The Long-term AI Governance community aims to shape the development and deployment of advanced AI—whether understood as Transformative AI (TAI) or as Artificial General Intelligence (AGI)--in beneficial ways.
However, there is currently a lack of strategic clarity, with disagreement over relevant background assumptions; what actions to take in the near-term, the strengths and risks of each approach, and where different approaches might strengthen or trade off against one another.
This sequence will explore 15 different Strategic Perspectives on long-term AI governance, exploring their distinct:
assumptions about key strategic parameters that shape transformative AI, in terms of technical landscape and governance landscape;
Theory of victory and rough impact story;
internal tensions, cruxes, disagreements or tradeoffs within the perspective;
historical analogies and counter-examples;
recommended actions, including intermediate goals and concrete near-term interventions;
suitability, in terms of outside-view strengths and drawbacks.
Project Roadmap
(Links to be added as entries come out)
I introduce and sketch this sequence (you are here);
I give a background and rationale for this project, by discussing some of the challenges faced by the Long-term AI Governance field, comparing strategic clarity, consensus, and coherence, and mapping how other work has contributed to questions around strategic clarity.
I frame the goals and scope of this project—what it does, and does not aim to do;
I sketch the components of a strategic perspective (i.e. the space of arguments or cruxes along which perspectives can differ or disagree);
I set out 15 distinct Strategic Perspectives in Long-term AI Governance, clustering different views on the challenges of AI governance (see below);
I reflect on the distribution of these perspectives in the existing Long-term AI Governance community; and discuss four approaches to navigating between them;
In four Appendices, I cover:
(1).

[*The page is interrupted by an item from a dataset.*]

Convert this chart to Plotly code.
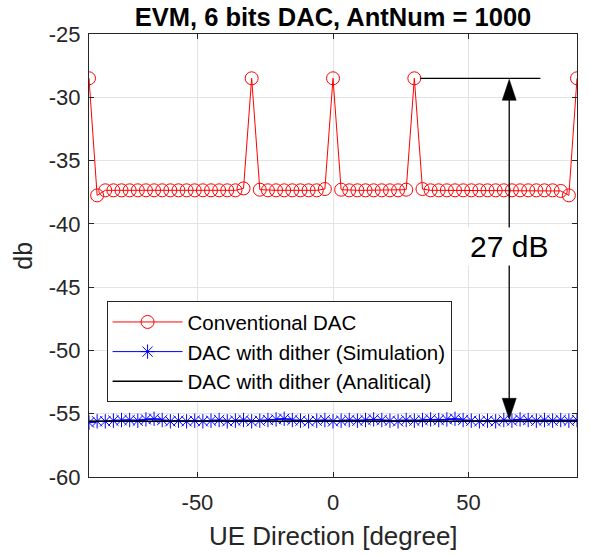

Definitions of key terms around advanced AI, AI governance, long-term(ist) AI governance, theories of impact, and strategic perspectives;
(2). A review of existing work in long-term AI governance, and how this project relates to it;
(3). scope, limits and risks of the project;
(4). a taxonomy of relevant strategic parameters in the technical and governance landscapes around TAI, and possible assumptions across them.
Summary of perspectives
Perspective | In (oversimplified) slogan form |
---|---|
Exploratory | We remain too uncertain to meaningfully or safely act; conduct high-quality research to achieve strategic clarity and guide actions |
Pivotal Engineering | Prepare for a one-shot technical ‘final exam’ to align the first AGI; followed by a pivotal act to mitigate risks from any unsafe systems |
Prosaic Engineering | Develop and refine alignment tools in existing systems, disseminate them to the world, and promote AI lab risk mitigation |
Partisan | Pick a champion to support in the race, to help them develop TAI/AGI first in a safe way, and/or in the service of good values |
Coalitional | Create a joint TAI/AGI program to support, to avert races and share benefits |
Anticipatory | Regulate by establishing forward-looking policies today, which are explicitly tailored to future TAI |
Path-setting | Regulate by establishing policies and principles for today’s AI, which set good precedent to govern future TAI |
Adaptation-enabling | Regulate by ensuring flexibility of any AI governance institutions established in the near-term, to avoid suboptimal lock-in and enable their future adaptation to governing TAI |
Network-building | Nurture a large, talented and influential community, and prepare to advise key TAI decision-makers at a future ‘crunch time’ |
Environment-shaping | Improve civilizational competence, specific institutions, norms, regulatory target surface, cooperativeness, or tools, to indirectly improve conditions for later good TAI decisions |
Containing | Coordinate to ensure TAI/AGI is delayed or never built |
System-changing | Pursue fundamental changes or realignment in the world as precondition to any good outcomes |
Skeptical | Just wait-and-see, because TAI is not possible, long-term impacts should not take ethical priority, and/or the future is too uncertain to be reliably shaped |
Prioritarian | Other existential risks are far more certain, pressing or actionable, and should gain priority |
‘Perspective X’ | [something entirely different, that I am not thinking of] |
Table 1: strategic perspectives, in slogan form
Each of these perspectives can be understood in their own terms: but it is also valuable to compare and contrast them with one another. For instance, we can (imperfectly) sketch different perspectives’ positions in terms of their overall optimism or pessimism around the technical and governance parameters of long-term AI governance (see Table 2).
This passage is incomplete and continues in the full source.